Van´daki sivil toplum örgütleri olarak, devleti çözüm sürecini bir an önce hayata geçirmeye, samimi adımlar atmaya ve kardeşlik ekseninde sorunları çözmeye davet ettiklerini ifade eden Aslan, "Kürtlerle ilgili yanlış politikaların tırmandırılması bu yaşadığımız acı sonuçları inşa etmiştir. Yetkililer bunun bilincinde olarak, hiç kimsenin faydasına olmayan üslubu terk etmeli, barış ve eşitliğe dayalı bir yöntemi benimsemelidir. Şeffaf bir şekilde gerçekleştirilecek diyalog, müzakere ve birlikte çözüm geliştirme mekanizmaları mevcut kriz karşısında doğru ve sağlıklı bir şekilde işletilirse, bu tür bir pratiğin olumlu yansımaları, hem Türkiye ve hem de Orta Doğu´da olumlu neticeleri geliştirecektir. Sürecin birinci dereceden muhatabı ve sorumlusu olan bütün tarafların, toplum olarak tecrübe ettiğimiz bu tehlike sinyalleri veren kritik günlerin önem ve ağırlığına uygun şekilde hareket etmesi hepimizin yararına olacaktır. Yapılan her açıklamanın, alınan her kararın ve sahaya yansıyan her uygulamanın; etkisi ve sonucu itibarıyla hangi amaca hizmet edeceği çok iyi hesaplanmalıdır. Biz sivil toplum örgütleri, büyük bir özveriyle Diyarbakır eksenli başlatılan barış ve kardeşlik çabalarını desteklediğimizi, bu alanda bize düşen her görevi yerine getirmeye hazır olduğumuzu; geçmişin karanlık ve şiddet dolu günlerini yeniden yaşatacak bir sürecin kapısını aralamanın, hiç kimseye kazandırmayacağı gibi; hepimize kaybettireceğinin bilinmesi gerektiğini deklere ediyoruz. Hayatı kabusa çeviren ve zihinleri donduran o kabus günlerine bir daha geri dönülmemesi, herkesin sağduyu ve barış perspektifinde duyarlı davranmasıyla mümkün olacaktır. Sivil toplum örgütleri olarak sürdürülebilir bir barış ortamının sağlandığı, adalet, özgürlük ve ahlaki ilkelerin esas alındığı, farklılıklarımızın zenginlik olarak kabul edildiği, ötekinin ve ötekileştirmenin olmadığı bir ortamda kardeşçe yaşamak istiyoruz. Bütün bunlardan hareketle özelde bütün siyasi partileri genelde ise bütün toplumsal dinamikleri metanet ve sükunete davet ediyoruz. Siyasi sorumluluk mevkiinde bulunan siyasetçi, yönetici, STK temsilcisi kanaat önderi ve herkesin söylem ve mesajlarının sonucunu düşünmeye, sağduyulu açıklamalar yapmaya ve aklıselim ile hareket etmeye bu kaotik ortamdan çıkmak için çaba sarf etmeye memleket ve insanlık onuruna yakışır bir barış ortamının tesisine destek vermeye davet ediyoruz" ifadelerini kullandı.

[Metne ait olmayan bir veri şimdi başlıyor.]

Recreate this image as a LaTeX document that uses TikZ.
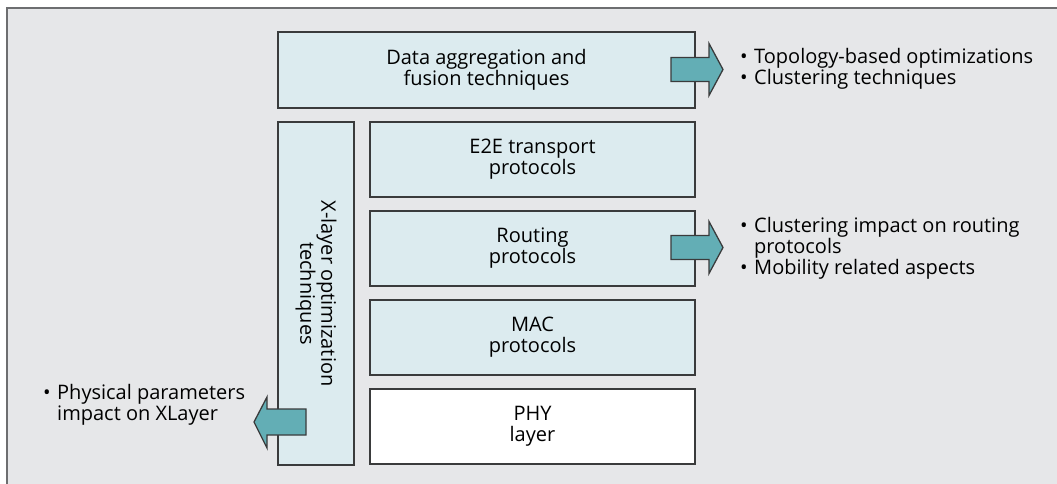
\documentclass[tikz,border=0pt]{standalone}
\usepackage{fontspec}
\setmainfont{Open Sans}
\usetikzlibrary{positioning,calc}

\definecolor{framefill}{HTML}{E6E7E9}
\definecolor{frameline}{HTML}{6D6E70}
\definecolor{boxfill}{HTML}{DCEBEF}
\definecolor{boxline}{HTML}{3A3B3C}
\definecolor{arrowfill}{HTML}{63AEB5}

\newcommand{\bitem}{\makebox[14pt][l]{\textbullet}}

\begin{document}
\begin{tikzpicture}[x=1pt,y=-1pt,
  blk/.style={draw=boxline, line width=1.3pt, fill=boxfill, align=center,
    inner sep=0pt, outer sep=0pt, font=\fontsize{20}{21}\selectfont},
  layer/.style={blk, minimum width=325pt, minimum height=75pt},
  fat/.style={draw=boxline, line width=1.3pt, fill=arrowfill},
  note/.style={align=left, inner sep=0pt, anchor=west,
    font=\fontsize{20}{21}\selectfont}]

\useasboundingbox (0,0) rectangle (1057,484);
\clip (0,0) rectangle (1057,484);
\draw [fill=framefill, draw=frameline, line width=2pt] (7,8) rectangle (1070,500);

\node [blk, minimum width=417pt, minimum height=76pt] (data) at (486.5,70)
  {Data aggregation and\\fusion techniques};
\node [blk, rotate=-90, minimum width=343pt, minimum height=76pt] (xlayer) at (316,293.5)
  {X-layer optimization\\techniques};

\node [layer] (e2e) at (532.5,159.5) {E2E transport\\protocols};
\node [layer, below=14pt of e2e] (routing) {Routing\\protocols};
\node [layer, below=14pt of routing] (mac) {MAC\\protocols};
\node [layer, fill=white, below=14pt of mac] (phy) {PHY\\layer};

% fat arrows
\draw [fat] ($ (data.east) + (-24,-12.5) $)
  -- ++(38,0) -- ++(0,-14) -- ++(14,26) -- ++(-14,26) -- ++(0,-14) -- ++(-38,0) -- cycle;
\draw [fat] ($ (routing.east) + (-24,-13) $)
  -- ++(38,0) -- ++(0,-14) -- ++(14,26) -- ++(-14,26) -- ++(0,-14) -- ++(-38,0) -- cycle;
\coordinate (xout) at (306,422);
\draw [fat] ($ (xout) + (0,-13) $)
  -- ++(-39,0) -- ++(0,-12) -- ++(-13,25) -- ++(13,26) -- ++(0,-13) -- ++(39,0) -- cycle;

\node [note] (topo) at (740,69)
  {\bitem Topology-based optimizations\\\bitem Clustering techniques};
\node [note] (clust) at (740,248)
  {\bitem Clustering impact on routing\\\hspace*{14pt}protocols\\\bitem Mobility related aspects};
\node [note] (phys) at (43,405)
  {\bitem Physical parameters\\\hspace*{14pt}impact on XLayer};

\end{tikzpicture}
\end{document}
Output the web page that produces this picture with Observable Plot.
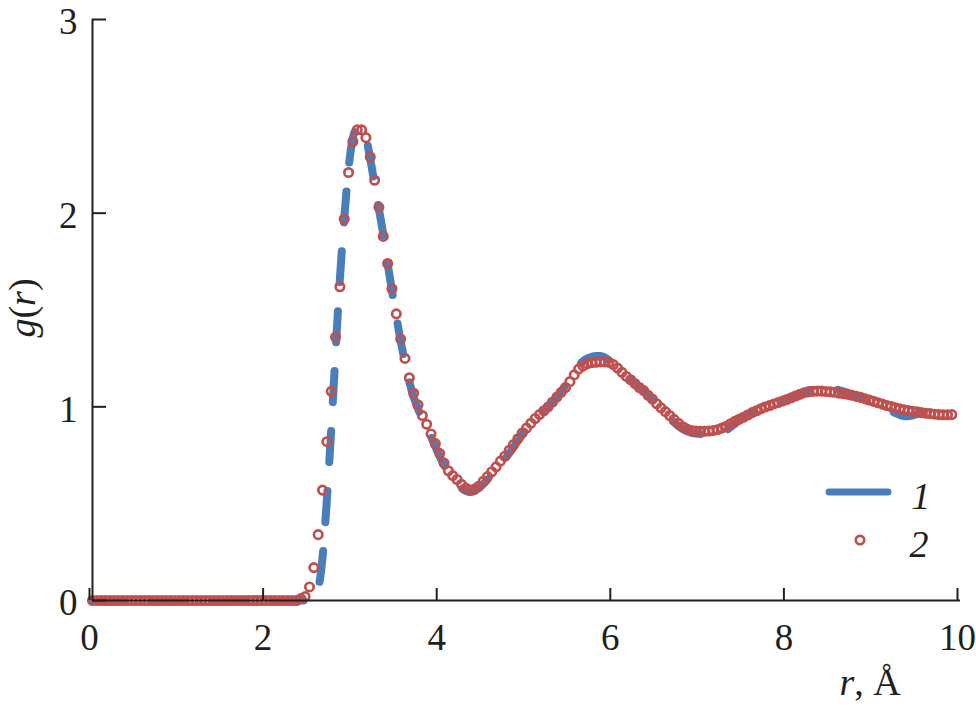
<!DOCTYPE html>
<html><head><meta charset="utf-8">
<script src="https://cdn.jsdelivr.net/npm/d3@7"></script>
<script src="https://cdn.jsdelivr.net/npm/@observablehq/plot@0.6"></script>
<style>body{margin:0;background:#fff;}</style>
</head><body><div id="chart"></div>
<script>
// Series 1 (dashed blue line)
const rBlue = [0,0.5,1,1.5,2,2.5,
2.55,2.6,2.65,2.7,2.75,2.8,2.85,2.9,2.95,
3,3.05,3.1,3.15,3.2,3.25,3.3,3.35,3.4,3.45,3.5,3.55,3.6,3.65,3.7,3.75,3.8,3.85,3.9,3.95,
4,4.05,4.1,4.15,4.2,4.25,4.3,4.35,4.4,4.45,4.5,4.55,4.6,4.65,4.7,4.75,4.8,4.85,4.9,4.95,
5,5.05,5.1,5.15,5.2,5.25,5.3,5.35,5.4,5.45,5.5,5.55,5.6,5.65,5.7,5.75,5.8,5.85,5.9,5.95,
6,6.05,6.1,6.15,6.2,6.25,6.3,6.35,6.4,6.45,6.5,6.55,6.6,6.65,6.7,6.75,6.8,6.85,6.9,6.95,
7,7.05,7.1,7.15,7.2,7.25,7.3,7.35,7.4,7.45,7.5,7.55,7.6,7.65,7.7,7.75,7.8,7.85,7.9,7.95,
8,8.05,8.1,8.15,8.2,8.25,8.3,8.35,8.4,8.45,8.5,8.55,8.6,8.65,8.7,8.75,8.8,8.85,8.9,8.95,
9,9.05,9.1,9.15,9.2,9.25,9.3,9.35,9.4,9.45,9.5,9.55,9.6,9.65,9.7,9.75,9.8,9.85];
const gBlue = [0,0,0,0,0,0,
0.01,0.06,0.22,0.52,0.88,1.28,1.66,1.97,2.23,
2.39,2.44,2.44,2.39,2.28,2.15,2.02,1.89,1.74,1.60,1.47,1.34,1.23,1.13,1.05,0.99,0.935,0.89,0.845,0.795,
0.745,0.70,0.66,0.625,0.60,0.58,0.566,0.56,0.565,0.58,0.60,0.625,0.65,0.675,0.70,0.73,0.76,0.79,0.825,0.855,
0.885,0.91,0.935,0.955,0.975,1.00,1.025,1.05,1.08,1.11,1.145,1.18,1.21,1.235,1.25,1.258,1.262,1.262,1.256,1.24,
1.22,1.20,1.18,1.16,1.14,1.12,1.10,1.08,1.06,1.035,1.01,0.985,0.96,0.94,0.92,0.90,0.885,0.873,0.866,0.862,
0.86,0.857,0.855,0.855,0.858,0.865,0.877,0.895,0.912,0.93,0.945,0.958,0.97,0.98,0.99,1.0,1.008,1.016,1.024,1.032,
1.04,1.05,1.06,1.07,1.078,1.085,1.09,1.094,1.097,1.098,1.096,1.092,1.086,1.08,1.072,1.064,1.055,1.046,1.036,1.026,
1.016,1.006,0.996,0.987,0.978,0.968,0.958,0.952,0.952,0.956,0.962,0.965,0.962,0.955,0.945,0.938,0.935,0.936];

// Series 2 (red open circles)
const rRed = [0,0.05,0.1,0.15,0.2,0.25,0.3,0.35,0.4,0.45,0.5,0.55,0.6,0.65,0.7,0.75,0.8,0.85,0.9,0.95,
1,1.05,1.1,1.15,1.2,1.25,1.3,1.35,1.4,1.45,1.5,1.55,1.6,1.65,1.7,1.75,1.8,1.85,1.9,1.95,
2,2.05,2.1,2.15,2.2,2.25,2.3,2.35,2.4,2.45,2.5,2.55,2.6,2.65,2.7,2.75,2.8,2.85,2.9,2.95,
3,3.05,3.1,3.15,3.2,3.25,3.3,3.35,3.4,3.45,3.5,3.55,3.6,3.65,3.7,3.75,3.8,3.85,3.9,3.95,
4,4.05,4.1,4.15,4.2,4.25,4.3,4.35,4.4,4.45,4.5,4.55,4.6,4.65,4.7,4.75,4.8,4.85,4.9,4.95,
5,5.05,5.1,5.15,5.2,5.25,5.3,5.35,5.4,5.45,5.5,5.55,5.6,5.65,5.7,5.75,5.8,5.85,5.9,5.95,
6,6.05,6.1,6.15,6.2,6.25,6.3,6.35,6.4,6.45,6.5,6.55,6.6,6.65,6.7,6.75,6.8,6.85,6.9,6.95,
7,7.05,7.1,7.15,7.2,7.25,7.3,7.35,7.4,7.45,7.5,7.55,7.6,7.65,7.7,7.75,7.8,7.85,7.9,7.95,
8,8.05,8.1,8.15,8.2,8.25,8.3,8.35,8.4,8.45,8.5,8.55,8.6,8.65,8.7,8.75,8.8,8.85,8.9,8.95,
9,9.05,9.1,9.15,9.2,9.25,9.3,9.35,9.4,9.45,9.5,9.55,9.6,9.65,9.7,9.75,9.8,9.85,9.9];
const gRed = [0,0,0,0,0,0,0,0,0,0,0,0,0,0,0,0,0,0,0,0,
0,0,0,0,0,0,0,0,0,0,0,0,0,0,0,0,0,0,0,0,
0,0,0,0,0,0,0,0,0.01,0.02,0.07,0.17,0.34,0.57,0.82,1.08,1.36,1.62,1.97,2.21,
2.37,2.43,2.43,2.39,2.29,2.17,2.03,1.88,1.74,1.61,1.48,1.35,1.25,1.15,1.07,1.01,0.955,0.91,0.86,0.81,
0.76,0.71,0.67,0.645,0.625,0.60,0.58,0.57,0.575,0.59,0.615,0.64,0.665,0.69,0.72,0.745,0.775,0.805,0.835,0.865,
0.89,0.915,0.94,0.96,0.98,1.00,1.025,1.05,1.075,1.10,1.13,1.165,1.195,1.21,1.222,1.228,1.23,1.232,1.232,1.23,
1.218,1.20,1.178,1.157,1.14,1.12,1.10,1.084,1.06,1.04,1.016,0.995,0.975,0.955,0.935,0.915,0.897,0.885,0.878,0.875,
0.874,0.874,0.875,0.878,0.882,0.89,0.90,0.913,0.925,0.936,0.946,0.958,0.97,0.98,0.99,0.999,1.007,1.015,1.022,1.03,
1.038,1.047,1.056,1.065,1.073,1.077,1.08,1.081,1.081,1.079,1.077,1.075,1.071,1.068,1.065,1.06,1.054,1.049,1.042,1.035,
1.028,1.021,1.014,1.007,1.001,0.995,0.99,0.985,0.981,0.977,0.974,0.97,0.967,0.965,0.962,0.96,0.959,0.959,0.96];

const xTicks = [0,2,4,6,8,10];
const yTicks = [0,1,2,3];
const seriesNames = ["1","2"];

const blue = "#4a7ebb", red = "#c0504d", ink = "#231f20";
const blueData = rBlue.map((r,i)=>({r, g:gBlue[i]}));
const redData = rRed.map((r,i)=>({r, g:gRed[i]}));
const fontFam = "'Liberation Serif','Times New Roman',Times,serif";

const plot = Plot.plot({
  width: 976, height: 710,
  marginLeft: 92, marginRight: 16, marginTop: 19, marginBottom: 110,
  style: {fontFamily: fontFam, fontSize: "37px", background: "#fff", color: ink},
  x: {domain: [0,10]},
  y: {domain: [0,3]},
  marks: [
    Plot.line(blueData, {x:"r", y:"g", stroke: blue, strokeWidth: 8, strokeDasharray: "31,29", strokeLinecap: "round", curve: "monotone-x"}),
    Plot.dot(redData, {x:"r", y:"g", r: 4.2, stroke: red, strokeWidth: 2.7, fill: "none"}),
    Plot.ruleX([0], {stroke: ink, strokeWidth: 2}),
    Plot.ruleY([0], {stroke: ink, strokeWidth: 2}),
    Plot.axisX({ticks: xTicks, tickFormat: d => String(d), tickSize: -12, tickPadding: 35, label: null, stroke: ink, strokeWidth: 2, fill: ink, fontSize: 37, dx: -3}),
    Plot.axisY({ticks: yTicks, tickFormat: () => "", tickSize: -14, label: null, stroke: ink, strokeWidth: 2}),
    Plot.axisY({ticks: yTicks, tickFormat: d => String(d), tickSize: 0, tickPadding: 15, label: null, fill: ink, fontSize: 37, dy: 3})
  ]
});
document.getElementById("chart").appendChild(plot);

const svg = d3.select(plot);
// y label g(r)
const yl = svg.append("text").attr("transform","translate(35,308) rotate(-90)")
  .attr("text-anchor","middle").attr("font-family",fontFam).attr("font-size",38).attr("fill",ink);
yl.append("tspan").attr("font-style","italic").text("g");
yl.append("tspan").text("(");
yl.append("tspan").attr("font-style","italic").text("r");
yl.append("tspan").text(")");
// x label r, Å
const xl = svg.append("text").attr("x",870).attr("y",695)
  .attr("text-anchor","middle").attr("font-family",fontFam).attr("font-size",38).attr("fill",ink);
xl.append("tspan").attr("font-style","italic").text("r");
xl.append("tspan").text(", Å");
// legend
const lg = svg.append("g");
lg.append("line").attr("x1",829).attr("x2",888).attr("y1",492).attr("y2",492)
  .attr("stroke",blue).attr("stroke-width",7).attr("stroke-linecap","round");
lg.append("circle").attr("cx",860).attr("cy",540).attr("r",4.2).attr("fill","none").attr("stroke",red).attr("stroke-width",2.7);
lg.append("text").attr("x",921).attr("y",509).attr("font-style","italic").attr("font-family",fontFam).attr("font-size",38).attr("fill",ink).text(seriesNames[0]);
lg.append("text").attr("x",919).attr("y",557).attr("font-style","italic").attr("font-family",fontFam).attr("font-size",38).attr("fill",ink).text(seriesNames[1]);
</script>
</body></html>
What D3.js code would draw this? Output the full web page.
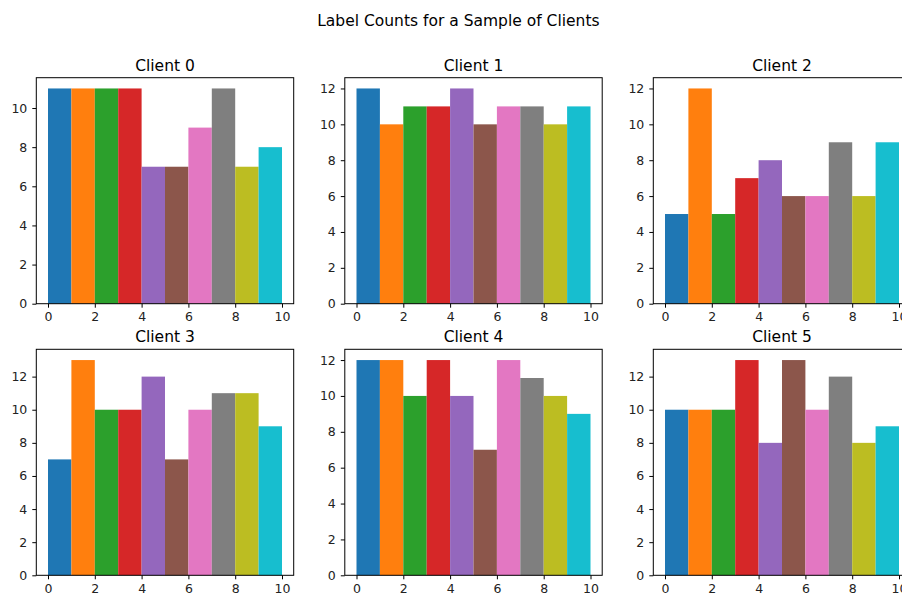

Ortak basın açıklamasında, Aktif Eğitim Sen, Anadolu Gençlik Derneği, Azadi Hareketi, Bakkallar Ve Manavlar Odası, Bayındır Memursen, Birlik Habersen, Büro Habersen, Dasider, Diyader, Disk, Diyanet Sen, Eczacılar Odası, Eğitim Birsen 1 No´lu Şube, Eğitim Birsen 2 No´lu Şube, Emekli Birsen, Enerji Birsen, Genç Memursen, İHD, KESK, Kimse Yok Mu Derneği, Kültür Memursen, Lokantacılar Odası, Marangozlar Sitesi, Mazlumder, Memursen, Müsiad, Sağlıksen, Sebze Ve Komisyoncuları Derneği, Sulh Ve Adalet Hareketi, Şoförler Odası, Tabipler Odası, TMMOB, Toçbirsen, TÜMSİAD, VAKAD, Van Barosu, Van Ticaret ve Sanayi Odası, VİMDER ve VÖDER yer aldı.